Worker protection statutes

The OSHA worker protection statutes protect employees who report a violation and are facing employer retaliation. Each statute has a filing deadline for reporting the alleged retaliation. The statutes and deadlines are listed below:

  • Section 11(c) of OSHA: Established in 1970, this statute protects employees who participate in an OSHA inspection or file a claim. Filing limit is 30 days.
  • Asbestos Hazard Emergency Response Act: Created in 1986, this law provides protection to employees who report asbestos violations or the presence of asbestos in public or private elementary and secondary schools. Filing limit is 90 days.
  • Clean Air Act: Passed in 1970, the CAA offers protection to employees who report air emissions violations. Filing limit is 30 days.
  • Comprehensive Environmental Response, Compensation and Liability Act: Created in 1980, this statute protects employees who report negligence and violations for the cleanup and decontamination of hazardous waste spills, well accidents and other pollutants or contaminants. Filing limit is 30 days.
  • Energy Reorganization Act: Established in 1974, the ERA offers protection to employees who report violations of the ERA or Atomic Energy Act.

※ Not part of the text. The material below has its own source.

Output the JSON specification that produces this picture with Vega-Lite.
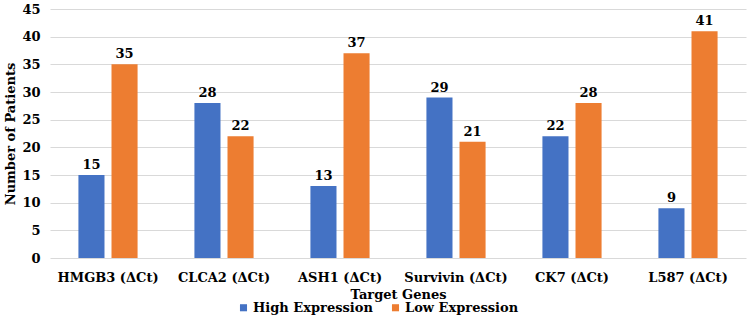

Employees who refuse to participate in violations are also protected. Filing limit is 180 days.
  • Federal Water Pollution Control Act: Originally created in 1948, the Clean Water Act provides protection for employees who report water pollution violations. Filing limit is 30 days.
  • Safe Drinking Water Act: Passed in 1974, this law offers protection for employees who report actual or potential drinking water pollution. Filing limit is 30 days.
  • Solid Waste Disposal Act: Established in 1965, this statute protects employees who report waste disposal violations for solid, medical and hazardous waste. The alleged violations can be at active or future waste disposal facilities. Filing limit is 30 days.
  • Toxic Substances Control Act: Created in 1976, this law provides protection to employees who report alleged violations for the handling of industrial chemicals. The chemicals can be produced domestically or imported. Filing limit is 30 days.

If you reported a violation and are facing employer retaliation there are legal options available to you. Start documenting the retaliation efforts and gather any supporting evidence you may already have. Proving retaliation can be an uphill battle, but with the right information in hand you can make a strong case against your employer.